Port Authority officials say one of the reasons the full-replacement option on the existing site is so expensive is because of its ambition: namely to fully accommodate the rapid increase in ridership anticipated in the coming decades (an expectation based both on population projections and bus ridership growth that has, in recent decades, already rendered the Eighth Avenue terminal over capacity).

To meet the demands of ever-rising bus ridership, Port Authority officials are talking about building a five-level terminal that, with ramps, staging and parking, would cover 3.5 full city blocks. The existing three-level facility covers slightly more than 2 blocks.

But first, the Port Authority would have to build a temporary terminal to the west of the current station, then move all bus operations to that facility to allow for the demolition and replacement of the existing terminal.

Upon its completion, the temporary terminal would be used for bus parking, thereby cutting down on the number of buses that have to return to New Jersey after dropping off passengers in Manhattan in the morning, only to make the return trip in the evening, clogging up the tunnel and city streets along the way.

The proposal might also feature a skyscraper on the new terminal's north end.

Other options, which planners believe would cost between $8 billion and $10 billion and take between 10 years and 15 years to complete, include several variations. One could push the terminal a little west, thereby allowing the development of two skyscrapers on Eighth Avenue, with the proceeds from development-rights sales going to help fund the terminal. Another could move the entire terminal west of Ninth Avenue and give all of the existing terminal site over to development.


As even casual users of the facility will tell you, the existing terminal is over capacity and sub-modern.

The terminal handles more daily passengers than Grand Central Terminal. It struggles with delays, reliability issues and buses spilling onto neighborhood streets creating traffic congestion and air pollution. Its structural slabs are deteriorating, and it has a more than $100 million operating deficit.

"Daily operations have become increasingly a delicate balance of fragile elements," Diannae Ehler, who manages the bus terminal and adjacent Lincoln Tunnel, said at a recent City Council hearing.

She also said that by 2020, bus ridership to midtown is estimated to grow between 9 percent and 18 percent. By 2040, it's expected to grow by up to 51 percent.

Because New Jersey residents comprise 12 percent of Manhattan's workforce, the bus station is an essential, if unwieldy and aesthetically unpleasing, part of the region's economy.

In recognition of that, officials have been trying to replace the terminal since the mid-1990s.

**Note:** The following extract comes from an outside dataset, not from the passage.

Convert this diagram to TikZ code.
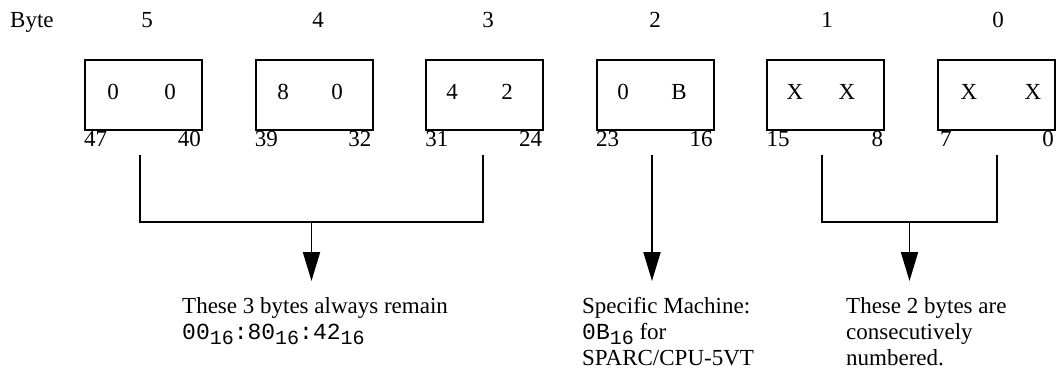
\documentclass[tikz,border=0pt]{standalone}
\usepackage{fontspec}
\setmainfont{Liberation Serif}
\setmonofont{Liberation Mono}
\usetikzlibrary{arrows.meta}
\newcommand{\hexsub}[1]{\raisebox{-5pt}{\fontsize{20}{20}\selectfont\ttfamily #1}}
\begin{document}
\begin{tikzpicture}[x=1pt,y=-1pt, font=\fontsize{23}{25}\selectfont,
  bytebox/.style={draw, line width=1.9pt, minimum width=117pt, minimum height=70pt, inner sep=0pt, anchor=north west},
  txt/.style={inner sep=0pt, anchor=base},
  lbl/.style={inner sep=0pt, anchor=base west},
  lble/.style={inner sep=0pt, anchor=base east},
  conn/.style={line width=1.9pt},
  arr/.style={line width=1.9pt, -{Triangle[length=29pt,width=17pt]}}]
\useasboundingbox (0,0) rectangle (1059,371);

% header
\node[lbl] (bytelbl) at (10,28) {Byte};
\node[txt] (n5) at (147,28) {5};
\node[txt] (n4) at (318,28) {4};
\node[txt] (n3) at (488,28) {3};
\node[txt] (n2) at (655,28) {2};
\node[txt] (n1) at (827,28) {1};
\node[txt] (n0) at (998,28) {0};

% boxes
\node[bytebox] (b5) at (84,59) {};
\node[bytebox] (b4) at (254.6,59) {};
\node[bytebox] (b3) at (425.2,59) {};
\node[bytebox] (b2) at (595.8,59) {};
\node[bytebox] (b1) at (766.4,59) {};
\node[bytebox] (b0) at (937,59) {};

% contents
\node[txt] (d5a) at (113,100) {0};
\node[txt] (d5b) at (170,100) {0};
\node[txt] (d4a) at (283,100) {8};
\node[txt] (d4b) at (337,100) {0};
\node[txt] (d3a) at (452,100) {4};
\node[txt] (d3b) at (507,100) {2};
\node[txt] (d2a) at (623,100) {0};
\node[txt] (d2b) at (679,100) {B};
\node[txt] (d1a) at (795,100) {X};
\node[txt] (d1b) at (847,100) {X};
\node[txt] (d0a) at (969,100) {X};
\node[txt] (d0b) at (1033,100) {X};

% bit numbers
\node[lbl]  (l47) at (84,147) {47};
\node[lble] (l40) at (201,147) {40};
\node[lbl]  (l39) at (254.6,147) {39};
\node[lble] (l32) at (371.6,147) {32};
\node[lbl]  (l31) at (425.2,147) {31};
\node[lble] (l24) at (542.2,147) {24};
\node[lbl]  (l23) at (595.8,147) {23};
\node[lble] (l16) at (712.8,147) {16};
\node[lbl]  (l15) at (766.4,147) {15};
\node[lble] (l8)  at (883.4,147) {8};
\node[lbl]  (l7)  at (940,147) {7};
\node[lble] (l0)  at (1054,147) {0};

% connectors
\coordinate (s5) at (140,155);
\coordinate (s3) at (483,155);
\coordinate (k5) at (140,222);
\coordinate (k3) at (483,222);
\coordinate (m1) at (311.5,222);
\coordinate (t1) at (311.5,281);
\draw[conn] (s5) -- (k5) -- (k3) -- (s3);
\draw[arr] (m1) -- (t1);

\coordinate (s2) at (652,155);
\coordinate (t2) at (652,281);
\draw[arr] (s2) -- (t2);

\coordinate (s1) at (822,155);
\coordinate (s0) at (997,155);
\coordinate (k1) at (822,222);
\coordinate (k0) at (997,222);
\coordinate (m3) at (909.5,222);
\coordinate (t3) at (909.5,281);
\draw[conn] (s1) -- (k1) -- (k0) -- (s0);
\draw[arr] (m3) -- (t3);

% captions
\node[lbl] (c1a) at (182,313) {These 3 bytes always remain};
\node[lbl] (c1b) at (182,339) {\ttfamily 00\hexsub{16}:80\hexsub{16}:42\hexsub{16}};
\node[lbl] (c2a) at (582,313) {Specific Machine:};
\node[lbl] (c2b) at (582,339) {\texttt{0B}\hexsub{16} for};
\node[lbl] (c2c) at (582,365) {SPARC/CPU-5VT};
\node[lbl] (c3a) at (846,313) {These 2 bytes are};
\node[lbl] (c3b) at (846,339) {consecutively};
\node[lbl] (c3c) at (846,365) {numbered.};
\end{tikzpicture}
\end{document}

In 1999, the Port Authority agreed to sell the air rights over the terminal to a real estate company, which would, in turn build a tower on top of the terminal and help finance the restoration of the bus station underneath.

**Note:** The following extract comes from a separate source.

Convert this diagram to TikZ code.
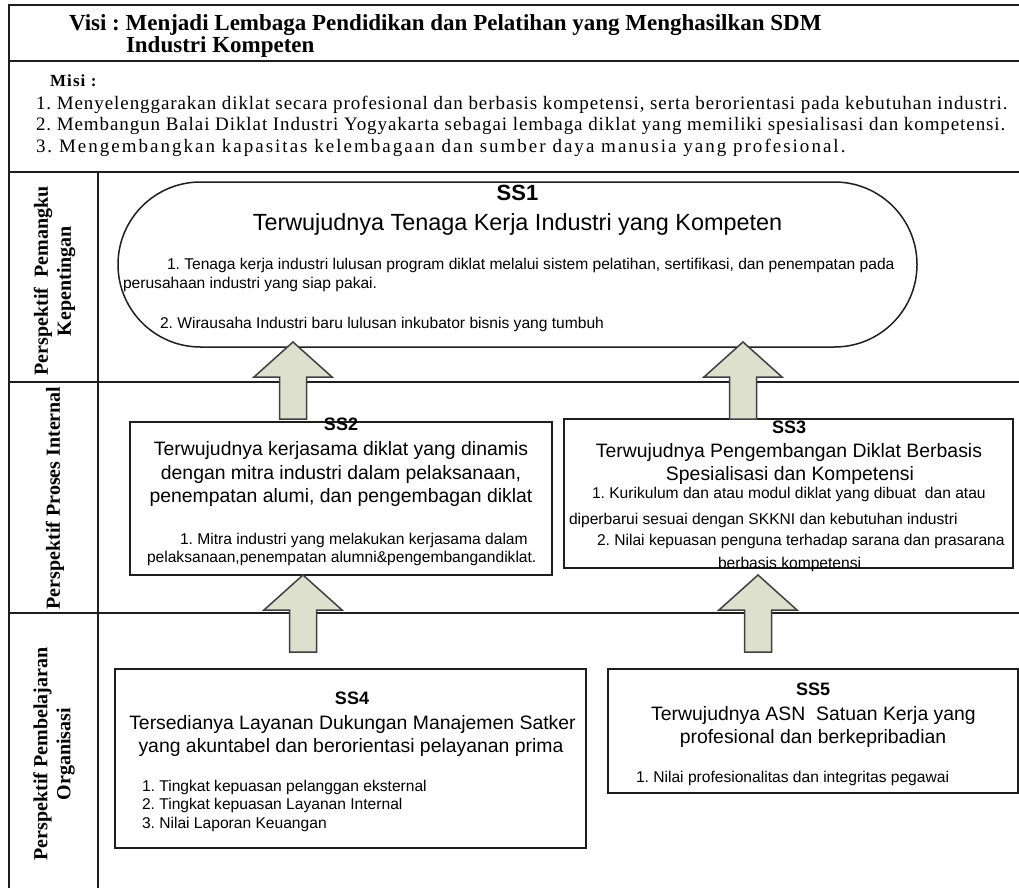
\documentclass[tikz,border=0pt]{standalone}
\usepackage{fontspec}
\setmainfont{Liberation Serif}
\newfontfamily\arial{Liberation Sans}
\newfontfamily\misifont{Liberation Serif}
\usetikzlibrary{calc}
\newcommand\myfs[1]{\fontsize{#1}{#1}\selectfont}
\definecolor{arrowfill}{RGB}{220,224,204}
\definecolor{linecol}{RGB}{30,30,30}
\newcommand\blockup[1]{%
  \draw[barrow] (#1) -- ++(39,35) -- ++(-25.5,0) -- ++(0,42) -- ++(-27,0)
    -- ++(0,-42) -- ++(-25.5,0) -- cycle;}
\frenchspacing
\begin{document}
\begin{tikzpicture}[x=1pt,y=-1pt,
  frame/.style={line width=1.8pt, draw=linecol},
  box/.style={draw=linecol, line width=1.5pt, inner sep=0pt, outer sep=0pt},
  t/.style={inner sep=0pt, outer sep=0pt},
  tt/.style={t, font=\arial\myfs{19.4}},
  it/.style={t, font=\arial\myfs{15.6}},
  hd/.style={t, font=\arial\bfseries\myfs{18}},
  lab/.style={t, rotate=90, align=center, font=\bfseries\fontsize{20}{23}\selectfont},
  barrow/.style={draw=linecol!85, line width=1.5pt, fill=arrowfill, line join=miter}]
\useasboundingbox (0,0) rectangle (1019,888);
\fill[white] (0,0) rectangle (1019,888);

% frame
\draw[frame] (1019,5) -- (9,5) -- (9,888);
\draw[frame] (9,61) -- (1019,61);
\draw[frame] (9,172) -- (1019,172);
\draw[frame] (9,382) -- (1019,382);
\draw[frame] (9,613) -- (1019,613);
\draw[frame] (98,172) -- (98,888);

% visi / misi
\node[t, anchor=base west, font=\bfseries\myfs{23}] (visi1) at (69,31)
  {Visi : Menjadi Lembaga Pendidikan dan Pelatihan yang Menghasilkan SDM};
\node[t, anchor=base west, font=\bfseries\myfs{23}] (visi2) at (126,53)
  {Industri Kompeten};
\node[t, anchor=base west, font=\misifont\addfontfeature{LetterSpace=6.6}\bfseries\myfs{17}] (misi) at (50,87) {Misi :};
\node[t, anchor=base west, font=\misifont\addfontfeature{LetterSpace=4.85}\myfs{19}] (m1) at (36,109.5)
  {1. Menyelenggarakan diklat secara profesional dan berbasis kompetensi, serta berorientasi pada kebutuhan industri.};
\node[t, anchor=base west, font=\misifont\addfontfeature{LetterSpace=4.8}\myfs{19}] (m2) at (36,131)
  {2. Membangun Balai Diklat Industri Yogyakarta sebagai lembaga diklat yang memiliki spesialisasi dan kompetensi.};
\node[t, anchor=base west, font=\misifont\addfontfeature{LetterSpace=10.6}\myfs{19}] (m3) at (36,152.5)
  {3. Mengembangkan kapasitas kelembagaan dan sumber daya manusia yang profesional.};

% row labels
\node[lab] (l1) at (54.5,281) {Perspektif\ \ Pemangku\\Kepentingan};
\node[lab] (l2) at (55,498) {Perspektif Proses Internal};
\node[lab] (l3) at (54,754) {Perspektif Pembelajaran\\Organisasi};

% SS1
\node[box, rounded corners=82.5pt, minimum width=799pt, minimum height=165pt] (ss1) at (517.5,264.5) {};
\node[t, font=\arial\bfseries\myfs{22}] (ss1h) at (517.5,193) {SS1};
\node[t, anchor=base, font=\arial\myfs{23.4}] (ss1t) at (517.5,230) {Terwujudnya Tenaga Kerja Industri yang Kompeten};
\node[it, anchor=base west] (ss1a) at (167,269.5) {1. Tenaga kerja industri lulusan program diklat melalui sistem pelatihan, sertifikasi, dan penempatan pada};
\node[it, anchor=base west] (ss1b) at (123,288.6) {perusahaan industri yang siap pakai.};
\node[it, anchor=base west] (ss1c) at (160,328.6) {2. Wirausaha Industri baru lulusan inkubator bisnis yang tumbuh};

% SS2
\node[box, minimum width=422pt, minimum height=153pt] (ss2) at (341,498.5) {};
\node[hd] (ss2h) at (341,424) {SS2};
\node[tt, anchor=base] (ss2t1) at (341,455) {Terwujudnya kerjasama diklat yang dinamis};
\node[tt, anchor=base] (ss2t2) at (341,479) {dengan mitra industri dalam pelaksanaan,};
\node[tt, anchor=base] (ss2t3) at (341,502) {penempatan alumi, dan pengembagan diklat};
\node[it, anchor=base west] (ss2a) at (180,544.6) {1. Mitra industri yang melakukan kerjasama dalam};
\node[it, anchor=base west] (ss2b) at (147,562.6) {pelaksanaan,penempatan alumni\&pengembangandiklat.};

% SS3
\node[box, minimum width=449pt, minimum height=149pt] (ss3) at (788.5,493.5) {};
\node[hd] (ss3h) at (789,427) {SS3};
\node[tt, anchor=base] (ss3t1) at (789,457) {Terwujudnya Pengembangan Diklat Berbasis};
\node[tt, anchor=base] (ss3t2) at (790,480) {Spesialisasi dan Kompetensi};
\node[it, anchor=base west] (ss3a) at (592,498.6) {1. Kurikulum dan atau modul diklat yang dibuat\ \ dan atau};
\node[it, anchor=base west] (ss3b) at (569,524.6) {diperbarui sesuai dengan SKKNI dan kebutuhan industri};
\node[it, anchor=base west] (ss3c) at (597,545.6) {2. Nilai kepuasan penguna terhadap sarana dan prasarana};
\node[it, anchor=base west] (ss3d) at (718,568.6) {berbasis kompetensi};

% SS4
\node[box, minimum width=471pt, minimum height=179pt] (ss4) at (350.5,758.5) {};
\node[hd] (ss4h) at (352,698) {SS4};
\node[tt, anchor=base] (ss4t1) at (352.5,729) {Tersedianya Layanan Dukungan Manajemen Satker};
\node[tt, anchor=base] (ss4t2) at (351,752) {yang akuntabel dan berorientasi pelayanan prima};
\node[it, anchor=base west] (ss4a) at (142,791) {1. Tingkat kepuasan pelanggan eksternal};
\node[it, anchor=base west] (ss4b) at (142,809) {2. Tingkat kepuasan Layanan Internal};
\node[it, anchor=base west] (ss4c) at (142,828) {3. Nilai Laporan Keuangan};

% SS5
\node[box, minimum width=410pt, minimum height=124pt] (ss5) at (813,731) {};
\node[hd] (ss5h) at (813,689) {SS5};
\node[tt, anchor=base] (ss5t1) at (813.5,720) {Terwujudnya ASN\ \ Satuan Kerja yang};
\node[tt, anchor=base] (ss5t2) at (813,743) {profesional dan berkepribadian};
\node[it, anchor=base west] (ss5a) at (636,782.6) {1. Nilai profesionalitas dan integritas pegawai};

% block arrows (tips)
\coordinate (a1) at (293,342);
\coordinate (a2) at (743,342);
\coordinate (a3) at (303,575);
\coordinate (a4) at (758,575);
\blockup{a1}
\blockup{a2}
\blockup{a3}
\blockup{a4}
\end{tikzpicture}
\end{document}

Nothing much came of that except, perhaps, the enduring concept that a good way to help fund a new bus terminal is to auction of the air above it.

The concepts the Port Authority is considering continue to involve air rights sales, though no one believes that will provide anything near the amount of money required to rebuild the station.


A full rebuild, regardless of whether it's on the existing site, would require significant federal funding as well as support from state and city partners.

Not only is no federal politician championing that sort of thing just yet, but the west side has competing needs.

Amtrak, for example, is seeking federal support to build a new cross-Hudson rail tunnel, called Gateway, to midtown Manhattan. It will cost at least $15 billion and is also not yet funded.

The Port Authority is also exploring other, more short-term ideas, like putting bus storage and staging facilities in other locations in New York and New Jersey, developing a satellite terminal for inter-city buses elsewhere in Manhattan, and making more use of the Hudson River ferries.